Terceira Casa?

No mapa astral, a Terceira Casa é o setor das comunicações e expressões,
textos, falas e pensamentos. Sobre o quê? Sobre si mesmo, sobre o mundo ao
redor, sobre tudo. É isso aqui.







quarta-feira, 1 de junho de 2011

Lirismo em vermelho


Nivaldo Pereira
Crônica publicada no Pioneiro, 27/05/2011

Uma obra lírica e sofrida sobre o universo da infância. Vermelho Amargo chama-se o livro do mineiro Bartolomeu Campos de Queirós, que devorei com imenso prazer. Já tinha ouvido falar do escritor, estava em minha lista de buscas, até que vi este novo lançamento seu numa livraria e comprei no ato. Li de uma sentada, ou melhor, de uma deitada, estirado na cama. Uma feliz experiência, que quero compartilhar aqui.

Numa prosa poética emocionante, um narrador menino tece seu fluxo de memórias. Um tomate é a metáfora que liga os fragmentos de lembranças da família.
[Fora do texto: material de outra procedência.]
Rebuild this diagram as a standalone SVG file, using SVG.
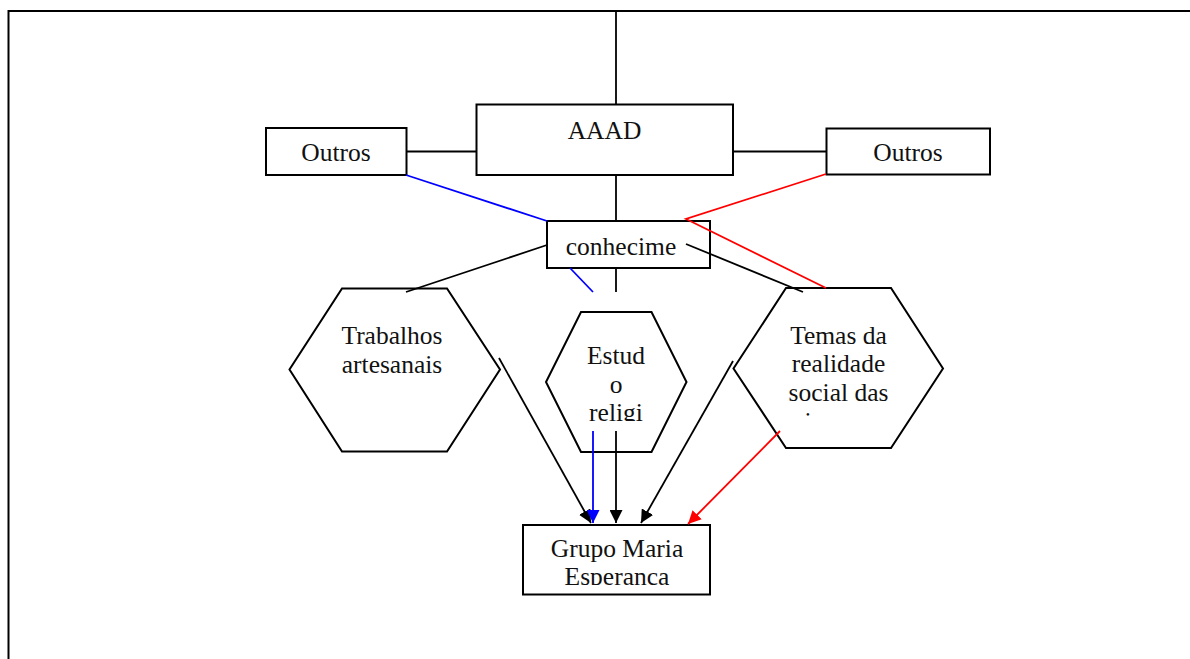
<svg xmlns="http://www.w3.org/2000/svg" width="1190" height="659" viewBox="0 0 1190 659">
<style>
.box{fill:#fff;stroke:#000;stroke-width:2}
.ln{fill:none;stroke-width:1.8}
.k{stroke:#000}
.b{stroke:#0000ff}
.r{stroke:#ff0000}
text{font-family:"Liberation Serif","Times New Roman",serif;font-size:25.5px;fill:#111;text-anchor:middle}
</style>
<defs>
<marker id="ak" viewBox="0 0 13 13" refX="13" refY="6.5" markerWidth="13" markerHeight="13" markerUnits="userSpaceOnUse" orient="auto"><path d="M0,0 L13,6.5 L0,13 Z" fill="#000"/></marker>
<marker id="ab" viewBox="0 0 13 13" refX="13" refY="6.5" markerWidth="13" markerHeight="13" markerUnits="userSpaceOnUse" orient="auto"><path d="M0,0 L13,6.5 L0,13 Z" fill="#0000ff"/></marker>
<marker id="ar" viewBox="0 0 13 13" refX="13" refY="6.5" markerWidth="13" markerHeight="13" markerUnits="userSpaceOnUse" orient="auto"><path d="M0,0 L13,6.5 L0,13 Z" fill="#ff0000"/></marker>
<clipPath id="c1"><rect x="540" y="300" width="150" height="121"/></clipPath>
<clipPath id="c2"><rect x="730" y="280" width="220" height="137"/></clipPath>
<clipPath id="c3"><rect x="523" y="525" width="187" height="60"/></clipPath>
</defs>
<rect width="1190" height="659" fill="#fff"/>
<path d="M8.5,659 L8.5,11 L1190,11" fill="none" stroke="#000" stroke-width="2"/>
<g id="aaad">
<rect class="box" x="476.5" y="104.5" width="256.5" height="70.5"/>
<text x="604.5" y="139">AAAD</text>
</g>
<g id="outros-left">
<rect class="box" x="266" y="128" width="140.5" height="47"/>
<text x="336" y="161">Outros</text>
</g>
<g id="outros-right">
<rect class="box" x="826.5" y="128.5" width="163.5" height="46"/>
<text x="908" y="161">Outros</text>
</g>
<g id="conhecimento">
<rect class="box" x="547" y="221" width="163" height="47"/>
<text x="621" y="254.5">conhecime</text>
</g>
<g id="trabalhos">
<polygon class="box" points="342,288.5 447,288.5 500,369.5 447,451.5 342,451.5 289.5,369.5"/>
<text x="392" y="344">Trabalhos</text>
<text x="392" y="373">artesanais</text>
</g>
<g id="estudo">
<polygon class="box" points="581,312 651.5,312 686.5,382 651.5,452 581,452 546,382"/>
<g clip-path="url(#c1)">
<text x="616" y="363.5">Estud</text>
<text x="616" y="392.5">o</text>
<text x="616" y="421">religi</text>
</g>
</g>
<g id="temas">
<polygon class="box" points="786,288 891,288 943,368.5 891,448 786,448 733.5,368.5"/>
<g clip-path="url(#c2)">
<text x="838.5" y="343.5">Temas da</text>
<text x="838.5" y="372">realidade</text>
<text x="838.5" y="400.5">social das</text>
<text x="808" y="430">i</text>
</g>
</g>
<g id="grupo">
<rect class="box" x="523" y="525" width="187" height="69.5"/>
<g clip-path="url(#c3)">
<text x="617" y="557">Grupo Maria</text>
<text x="617" y="584.5">Esperanca</text>
</g>
</g>
<g id="connectors">
<line class="ln k" x1="616" y1="11" x2="616" y2="104"/>
<line class="ln k" x1="406" y1="151.5" x2="476" y2="151.5"/>
<line class="ln k" x1="733" y1="151.5" x2="826" y2="151.5"/>
<line class="ln k" x1="616" y1="175" x2="616" y2="221"/>
<line class="ln k" x1="616" y1="268" x2="616" y2="292"/>
<line class="ln b" x1="406" y1="175" x2="547" y2="221"/>
<line class="ln b" x1="570" y1="268" x2="593" y2="292"/>
<line class="ln k" x1="547" y1="245" x2="406" y2="292"/>
<line class="ln k" x1="686" y1="244" x2="803" y2="292"/>
<polyline class="ln r" points="826,174 686,219 826,288"/>
<line class="ln k" x1="499" y1="358" x2="591" y2="523" marker-end="url(#ak)"/>
<line class="ln b" x1="593" y1="431" x2="593" y2="523" marker-end="url(#ab)"/>
<line class="ln k" x1="616" y1="431" x2="616" y2="523" marker-end="url(#ak)"/>
<line class="ln k" x1="733" y1="361" x2="641" y2="523" marker-end="url(#ak)"/>
<line class="ln r" x1="780" y1="431" x2="688" y2="524" marker-end="url(#ar)"/>
</g>
</svg>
É o tomate que a madrasta fatia finamente a cada refeição, para adornar a comida sua, do marido e dos enteados. “Afiando a faca no cimento frio da pia, ela cortava o tomate vermelho sanguíneo, maduro, como se degolasse cada um de nós.”

A emoção tingida pela perda da mãe pontua a narração do menino. “A mãe partiu cedo – manhã seca e fria de maio – sem levar o amor que diziam eu ter por ela. Daí, veio me sobrar amor e sem ter a quem amar. Nas manhãs de maio o ar é frio e seco, assim como retruca o coração nos abandonos.”

Num relato curto, de cunho autobiográfico, e sempre rico em imagens poéticas, Queirós nos prende definitivamente em sua rede literária, beirando o tom dos contos de fadas. Sentimentos são transfigurados em rituais domésticos, da raiva presa ao tomate a outras expressões, mais doces, ligadas à mãe. “Quando se ama, em cada dia o morto nasce mais. Em tudo, sua ausência estava presente. Sobre a fruteira da mesa da sala de jantar, na janela em que se debruçava nas tardes, na gota de água que pingava da torneira, no anil que clareava os lençóis, ela se anunciava.”

O olhar mágico e terno sobre os irmãos é outro belo ponto do livro. Há a irmã que mia no lugar do gato mudo, a outra que vive a bordar pontos de cruz, o irmão que mastiga vidro, o outro que partiu sem avisar – “Como pássaro, voou sem desnorteio, sem deixar rastro.” – e a irmã mais nova, criada sem ter conhecido a mãe: “Crescia sem raízes. Desprendia-se fácil do chão.”

Bartolomeu Campos de Queirós. Ainda quero dar um abraço neste homem.